Hi Susan,
I just wanted to let you know that your posts literally had me in tears. I'm thrilled that you have such a supportive family. It really shows that you raised them right! Congrats on your "coming out" conversations with them! Oh and good luck with your other daughters and their families too.
I just turned 50 a couple of months ago and have never admitted to another soul in this world what I'm about to tell you. But your courage has given me the courage to finally admit, somewhat publicly, to a secret that I've been keeping for 45 years. That secret is that I was born in the wrong body. I'm transgender. I've known since I was around the age of 5 that I was different from the other boys my age. In fact I never truly felt like I was a boy. I remember like it was yesterday the way the boys in my kindergarten class made fun of me for playing dolls with the girls instead of playing with traditional boy toys. It was horrible to say the least. No one should ever be made to feel the way I felt.
Like most children facing intense criticism I bowed to public pressure and started acting like a "normal" boy, but I was never happy about it. Apparently I guess I was a good actor though, because no one ever called me out on it again. As I got older I realized that there was nothing I would ever be able to do to change my situation, so I made the best out of life that I could. That included never telling a living soul my secret.
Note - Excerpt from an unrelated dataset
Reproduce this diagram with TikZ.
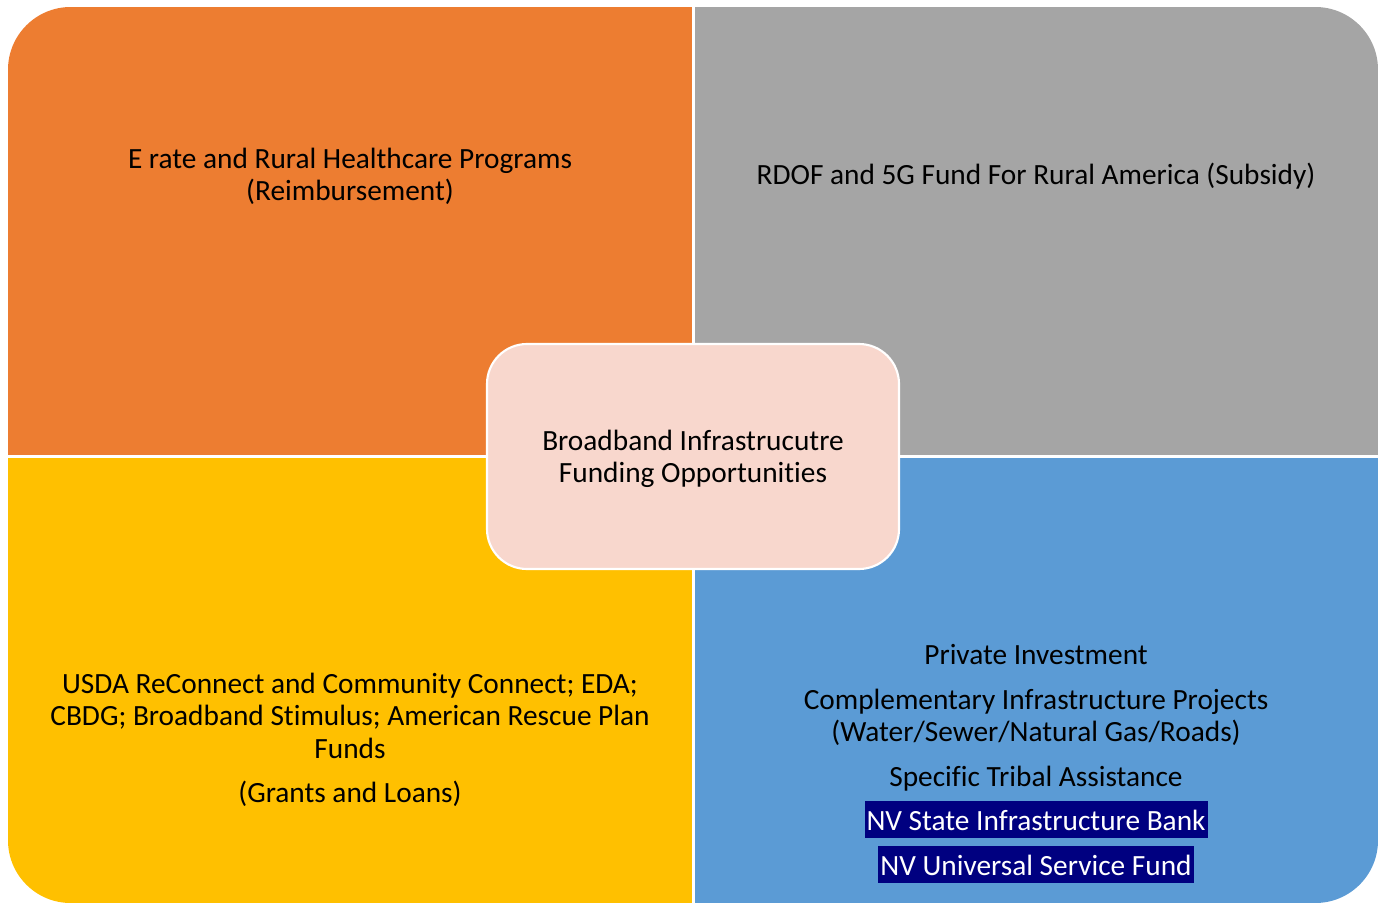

I tamped down my natural inclinations, the real me so to speak, as best as I could and continued to be someone else. I eventually married and had a child (now a 15 year old girl).
I'm now divorced and live alone so I'm free to be the real me when I'm within the confines of my apartment...and no one suspects a thing. I spend nearly every second of my free time dreaming of becoming the real me, but I don't think it will ever happen. I could never, ever, possibly pass for a woman. I'm 6'4" and weigh 275 pounds and look really masculine. I have a very deep voice that I would never be able to hide. I've spent hours practicing a female voice utilizing various voice coach's videos online. Occasionally I'll think I finally got the voice right...then my world crashes down and I get very disappointed when I listen to recordings of it and I sound almost like my normal self.
It's really disheartening to know that the times have finally changed so much that a person like me could finally be socially accepted, but then realize that I could never physically attain my goals no matter how hard I tried. But I've started making little changes that make me feel better. Like you I've started growing my hair longer, I also added in shaving my legs and trying to learn how to wear proper makeup. I too lived most of my life with a buzz cut, so people have been asking questions. I just play it off like I want to try something new.
Also like you I really do think my family would be supportive of me making the change. Especially my mom and my daughter. Even though my daughter would be happy for me, I fear what would happen to her at school if the information ever got out though. My mom might be shocked at first, but then she'd go all in for it. She's the very first person I ever knew who fought for LBGTQ people in my very conservative state. When my nephew, her grandson, came out as gay, she couldn't have been prouder.
I thought it would be scary admitting my secret to someone...but it actually felt good. I guess it just feels good to be able to share with someone. Thank you for giving me that courage! Until the day arrives that I could ever possibly afford HRT, Facial Feminization Surgery, and SRS, I'll have to be content to live vicariously through people such as yourself. Your story made me so happy for you, happy enough to bring me to tears. Also happy enough to finally tell someone about the real me. Just know that you inspire me!!